**Short exercise:** Repeat what the lines below say, word for word, and skip every image.

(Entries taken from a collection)
►
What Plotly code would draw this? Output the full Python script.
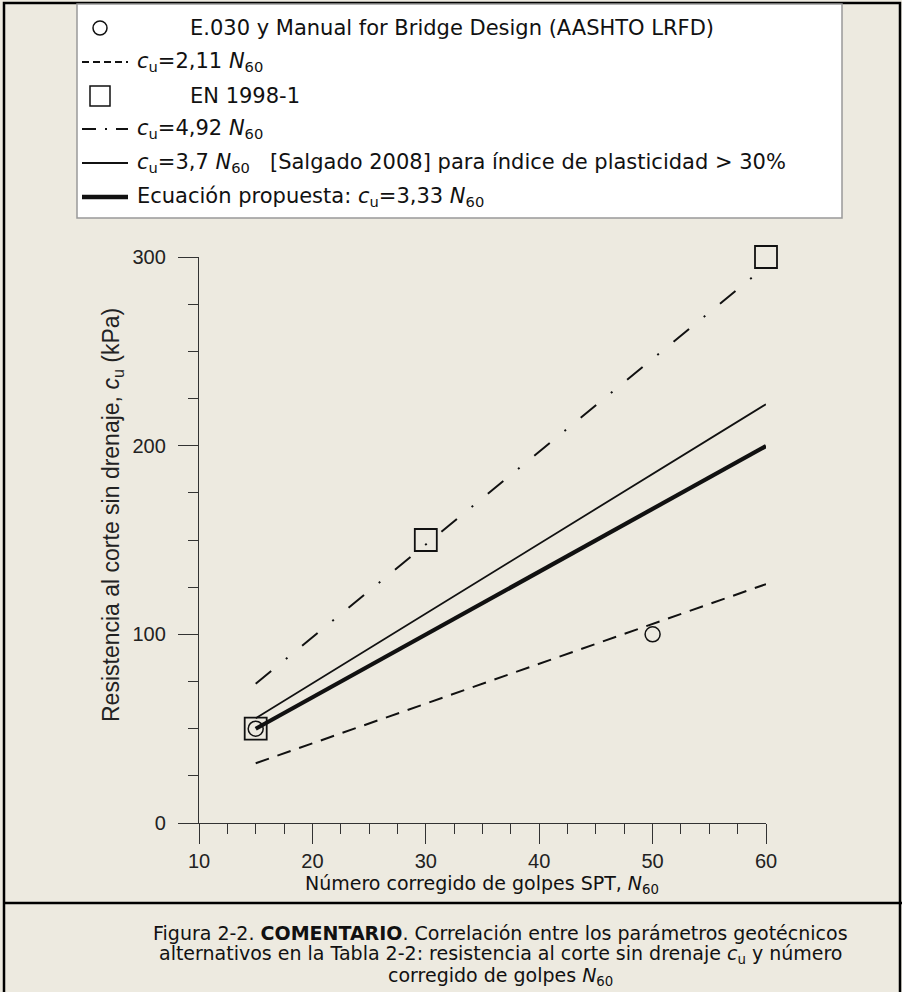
import plotly.graph_objects as go

# ---------------- data ----------------
n60_line = [15, 60]
cu_211 = [31.65, 126.6]      # c_u = 2,11 N60
cu_492 = [73.8, 295.2]       # c_u = 4,92 N60
cu_370 = [55.5, 222.0]       # c_u = 3,7 N60
cu_333 = [49.95, 199.8]      # c_u = 3,33 N60
e030_n60 = [15, 50]
e030_cu = [50, 100]
en_n60 = [15, 30, 60]
en_cu = [50, 150, 300]
x_ticks = [10, 20, 30, 40, 50, 60]
y_ticks = [0, 100, 200, 300]

W, H = 902, 992
ML, MR, MT, MB = 199, 136, 257, 169
PW, PH = W - ML - MR, H - MT - MB
BG = "#EDEAE0"
INK = "#111111"
VER = "DejaVu Sans, Verdana, sans-serif"
ARI = "Liberation Sans, Arial, sans-serif"


def px(x):
    return (x - ML) / PW


def py(y):
    return (H - MB - y) / PH


fig = go.Figure()
fig.add_trace(go.Scatter(x=n60_line, y=cu_211, mode="lines",
                         line=dict(color=INK, width=2, dash="14px,9px"), showlegend=False))
fig.add_trace(go.Scatter(x=n60_line, y=cu_492, mode="lines",
                         line=dict(color=INK, width=2, dash="20px,19px,2px,19px"), showlegend=False))
fig.add_trace(go.Scatter(x=n60_line, y=cu_370, mode="lines",
                         line=dict(color=INK, width=1.8), showlegend=False))
fig.add_trace(go.Scatter(x=n60_line, y=cu_333, mode="lines",
                         line=dict(color=INK, width=4.2), showlegend=False))
fig.add_trace(go.Scatter(x=e030_n60, y=e030_cu, mode="markers", cliponaxis=False,
                         marker=dict(symbol="circle-open", size=15, color=INK, line=dict(width=1.5)),
                         showlegend=False))
fig.add_trace(go.Scatter(x=en_n60, y=en_cu, mode="markers", cliponaxis=False,
                         marker=dict(symbol="square-open", size=22, color=INK, line=dict(width=1.8)),
                         showlegend=False))

axis_common = dict(showgrid=False, zeroline=False, showline=True, linecolor="#333", linewidth=1.3,
                   ticks="outside", ticklen=20, tickwidth=1.3, tickcolor="#333",
                   tickfont=dict(family=ARI, size=20, color="#222"))
fig.update_xaxes(range=[10, 60], tickvals=x_ticks, **axis_common,
                 minor=dict(dtick=2.5, ticks="outside", ticklen=10, tickwidth=1.2, tickcolor="#333"))
fig.update_yaxes(range=[0, 300], tickvals=y_ticks, ticklabelstandoff=8, **axis_common,
                 minor=dict(dtick=25, ticks="outside", ticklen=10, tickwidth=1.2, tickcolor="#333"))

shapes = []
ann = []
# outer frame and separator
shapes.append(dict(type="rect", xref="paper", yref="paper", x0=px(4), x1=px(900), y0=py(3), y1=py(1000),
                   line=dict(color="#000", width=2.5), fillcolor="rgba(0,0,0,0)"))
shapes.append(dict(type="line", xref="paper", yref="paper", x0=px(4), x1=px(902), y0=py(903), y1=py(903),
                   line=dict(color="#000", width=2.5)))
# legend box
shapes.append(dict(type="rect", xref="paper", yref="paper", x0=px(77), x1=px(842), y0=py(4), y1=py(218),
                   line=dict(color="#999", width=1.5), fillcolor="#FFFFFF"))

rows = [28, 62, 96, 129, 163, 197]
MX = 100         # marker column
LX0, LX1 = 82, 128
TX_M, TX_L = 188, 135

# row 1: circle
shapes.append(dict(type="circle", xref="paper", yref="paper", x0=px(MX - 7), x1=px(MX + 7),
                   y0=py(rows[0] - 7), y1=py(rows[0] + 7), line=dict(color=INK, width=1.5)))
# row 2: dashed
shapes.append(dict(type="line", xref="paper", yref="paper", x0=px(LX0), x1=px(LX1), y0=py(rows[1]), y1=py(rows[1]),
                   line=dict(color=INK, width=1.8, dash="7px,4px")))
# row 3: square
shapes.append(dict(type="rect", xref="paper", yref="paper", x0=px(MX - 10), x1=px(MX + 10),
                   y0=py(rows[2] - 10), y1=py(rows[2] + 10), line=dict(color=INK, width=1.5)))
# row 4: dash-dot
shapes.append(dict(type="line", xref="paper", yref="paper", x0=px(LX0), x1=px(LX1), y0=py(rows[3]), y1=py(rows[3]),
                   line=dict(color=INK, width=2, dash="14px,9px,2px,9px")))
# row 5: thin
shapes.append(dict(type="line", xref="paper", yref="paper", x0=px(LX0), x1=px(LX1), y0=py(rows[4]), y1=py(rows[4]),
                   line=dict(color=INK, width=1.8)))
# row 6: thick
shapes.append(dict(type="line", xref="paper", yref="paper", x0=px(LX0), x1=px(LX1), y0=py(rows[5]), y1=py(rows[5]),
                   line=dict(color=INK, width=4.5)))

CU = "<i>c</i><sub>u</sub>"
N60 = "<i>N</i><sub>60</sub>"
leg_texts = [
    (TX_M, "E.030 y Manual for Bridge Design (AASHTO LRFD)"),
    (TX_L, f"{CU}=2,11 {N60}"),
    (TX_M, "EN 1998-1"),
    (TX_L, f"{CU}=4,92 {N60}"),
    (TX_L, f"{CU}=3,7 {N60}\u00a0\u00a0\u00a0[Salgado 2008] para índice de plasticidad &gt; 30%"),
    (TX_L, f"Ecuación propuesta: {CU}=3,33 {N60}"),
]
for (tx, t), ry in zip(leg_texts, rows):
    ann.append(dict(x=px(tx), y=py(ry), xref="paper", yref="paper", text=t, showarrow=False,
                    xanchor="left", yanchor="middle", font=dict(family=VER, size=21, color=INK)))

# axis titles
ann.append(dict(x=px(482), y=py(885), xref="paper", yref="paper",
                text=f"Número corregido de golpes SPT, {N60}", showarrow=False,
                xanchor="center", yanchor="middle", font=dict(family=VER, size=19, color=INK)))
ann.append(dict(x=px(112), y=py(515), xref="paper", yref="paper", textangle=-90,
                text=f"Resistencia al corte sin drenaje, {CU} (kPa)", showarrow=False,
                xanchor="center", yanchor="middle", font=dict(family=ARI, size=23, color="#222")))

# caption
cap = [
    (933, "Figura 2-2. <b>COMENTARIO</b>. Correlación entre los parámetros geotécnicos"),
    (955, f"alternativos en la Tabla 2-2: resistencia al corte sin drenaje {CU} y número"),
    (976, f"corregido de golpes {N60}"),
]
for cy, t in cap:
    ann.append(dict(x=px(500), y=py(cy), xref="paper", yref="paper", text=t, showarrow=False,
                    xanchor="center", yanchor="middle", font=dict(family=VER, size=19, color=INK)))

fig.update_layout(width=W, height=H, margin=dict(l=ML, r=MR, t=MT, b=MB, autoexpand=False),
                  paper_bgcolor=BG, plot_bgcolor=BG, shapes=shapes, annotations=ann, showlegend=False)

fig.write_html("out.html")
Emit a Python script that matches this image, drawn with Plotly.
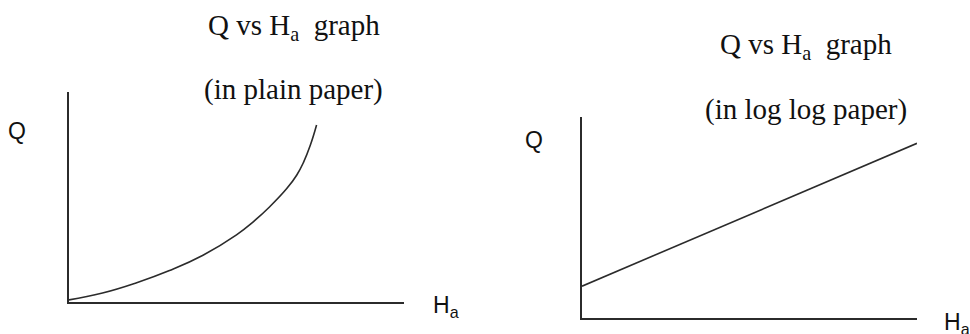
◄
**Answer to the task:**
What Plotly code would draw this? Output the full Python script.
import plotly.graph_objects as go

# ---------------- data ----------------
n60_line = [15, 60]
cu_211 = [31.65, 126.6]      # c_u = 2,11 N60
cu_492 = [73.8, 295.2]       # c_u = 4,92 N60
cu_370 = [55.5, 222.0]       # c_u = 3,7 N60
cu_333 = [49.95, 199.8]      # c_u = 3,33 N60
e030_n60 = [15, 50]
e030_cu = [50, 100]
en_n60 = [15, 30, 60]
en_cu = [50, 150, 300]
x_ticks = [10, 20, 30, 40, 50, 60]
y_ticks = [0, 100, 200, 300]

W, H = 902, 992
ML, MR, MT, MB = 199, 136, 257, 169
PW, PH = W - ML - MR, H - MT - MB
BG = "#EDEAE0"
INK = "#111111"
VER = "DejaVu Sans, Verdana, sans-serif"
ARI = "Liberation Sans, Arial, sans-serif"


def px(x):
    return (x - ML) / PW


def py(y):
    return (H - MB - y) / PH


fig = go.Figure()
fig.add_trace(go.Scatter(x=n60_line, y=cu_211, mode="lines",
                         line=dict(color=INK, width=2, dash="14px,9px"), showlegend=False))
fig.add_trace(go.Scatter(x=n60_line, y=cu_492, mode="lines",
                         line=dict(color=INK, width=2, dash="20px,19px,2px,19px"), showlegend=False))
fig.add_trace(go.Scatter(x=n60_line, y=cu_370, mode="lines",
                         line=dict(color=INK, width=1.8), showlegend=False))
fig.add_trace(go.Scatter(x=n60_line, y=cu_333, mode="lines",
                         line=dict(color=INK, width=4.2), showlegend=False))
fig.add_trace(go.Scatter(x=e030_n60, y=e030_cu, mode="markers", cliponaxis=False,
                         marker=dict(symbol="circle-open", size=15, color=INK, line=dict(width=1.5)),
                         showlegend=False))
fig.add_trace(go.Scatter(x=en_n60, y=en_cu, mode="markers", cliponaxis=False,
                         marker=dict(symbol="square-open", size=22, color=INK, line=dict(width=1.8)),
                         showlegend=False))

axis_common = dict(showgrid=False, zeroline=False, showline=True, linecolor="#333", linewidth=1.3,
                   ticks="outside", ticklen=20, tickwidth=1.3, tickcolor="#333",
                   tickfont=dict(family=ARI, size=20, color="#222"))
fig.update_xaxes(range=[10, 60], tickvals=x_ticks, **axis_common,
                 minor=dict(dtick=2.5, ticks="outside", ticklen=10, tickwidth=1.2, tickcolor="#333"))
fig.update_yaxes(range=[0, 300], tickvals=y_ticks, ticklabelstandoff=8, **axis_common,
                 minor=dict(dtick=25, ticks="outside", ticklen=10, tickwidth=1.2, tickcolor="#333"))

shapes = []
ann = []
# outer frame and separator
shapes.append(dict(type="rect", xref="paper", yref="paper", x0=px(4), x1=px(900), y0=py(3), y1=py(1000),
                   line=dict(color="#000", width=2.5), fillcolor="rgba(0,0,0,0)"))
shapes.append(dict(type="line", xref="paper", yref="paper", x0=px(4), x1=px(902), y0=py(903), y1=py(903),
                   line=dict(color="#000", width=2.5)))
# legend box
shapes.append(dict(type="rect", xref="paper", yref="paper", x0=px(77), x1=px(842), y0=py(4), y1=py(218),
                   line=dict(color="#999", width=1.5), fillcolor="#FFFFFF"))

rows = [28, 62, 96, 129, 163, 197]
MX = 100         # marker column
LX0, LX1 = 82, 128
TX_M, TX_L = 188, 135

# row 1: circle
shapes.append(dict(type="circle", xref="paper", yref="paper", x0=px(MX - 7), x1=px(MX + 7),
                   y0=py(rows[0] - 7), y1=py(rows[0] + 7), line=dict(color=INK, width=1.5)))
# row 2: dashed
shapes.append(dict(type="line", xref="paper", yref="paper", x0=px(LX0), x1=px(LX1), y0=py(rows[1]), y1=py(rows[1]),
                   line=dict(color=INK, width=1.8, dash="7px,4px")))
# row 3: square
shapes.append(dict(type="rect", xref="paper", yref="paper", x0=px(MX - 10), x1=px(MX + 10),
                   y0=py(rows[2] - 10), y1=py(rows[2] + 10), line=dict(color=INK, width=1.5)))
# row 4: dash-dot
shapes.append(dict(type="line", xref="paper", yref="paper", x0=px(LX0), x1=px(LX1), y0=py(rows[3]), y1=py(rows[3]),
                   line=dict(color=INK, width=2, dash="14px,9px,2px,9px")))
# row 5: thin
shapes.append(dict(type="line", xref="paper", yref="paper", x0=px(LX0), x1=px(LX1), y0=py(rows[4]), y1=py(rows[4]),
                   line=dict(color=INK, width=1.8)))
# row 6: thick
shapes.append(dict(type="line", xref="paper", yref="paper", x0=px(LX0), x1=px(LX1), y0=py(rows[5]), y1=py(rows[5]),
                   line=dict(color=INK, width=4.5)))

CU = "<i>c</i><sub>u</sub>"
N60 = "<i>N</i><sub>60</sub>"
leg_texts = [
    (TX_M, "E.030 y Manual for Bridge Design (AASHTO LRFD)"),
    (TX_L, f"{CU}=2,11 {N60}"),
    (TX_M, "EN 1998-1"),
    (TX_L, f"{CU}=4,92 {N60}"),
    (TX_L, f"{CU}=3,7 {N60}\u00a0\u00a0\u00a0[Salgado 2008] para índice de plasticidad &gt; 30%"),
    (TX_L, f"Ecuación propuesta: {CU}=3,33 {N60}"),
]
for (tx, t), ry in zip(leg_texts, rows):
    ann.append(dict(x=px(tx), y=py(ry), xref="paper", yref="paper", text=t, showarrow=False,
                    xanchor="left", yanchor="middle", font=dict(family=VER, size=21, color=INK)))

# axis titles
ann.append(dict(x=px(482), y=py(885), xref="paper", yref="paper",
                text=f"Número corregido de golpes SPT, {N60}", showarrow=False,
                xanchor="center", yanchor="middle", font=dict(family=VER, size=19, color=INK)))
ann.append(dict(x=px(112), y=py(515), xref="paper", yref="paper", textangle=-90,
                text=f"Resistencia al corte sin drenaje, {CU} (kPa)", showarrow=False,
                xanchor="center", yanchor="middle", font=dict(family=ARI, size=23, color="#222")))

# caption
cap = [
    (933, "Figura 2-2. <b>COMENTARIO</b>. Correlación entre los parámetros geotécnicos"),
    (955, f"alternativos en la Tabla 2-2: resistencia al corte sin drenaje {CU} y número"),
    (976, f"corregido de golpes {N60}"),
]
for cy, t in cap:
    ann.append(dict(x=px(500), y=py(cy), xref="paper", yref="paper", text=t, showarrow=False,
                    xanchor="center", yanchor="middle", font=dict(family=VER, size=19, color=INK)))

fig.update_layout(width=W, height=H, margin=dict(l=ML, r=MR, t=MT, b=MB, autoexpand=False),
                  paper_bgcolor=BG, plot_bgcolor=BG, shapes=shapes, annotations=ann, showlegend=False)

fig.write_html("out.html")
Emit a Python script that matches this image, drawn with Plotly.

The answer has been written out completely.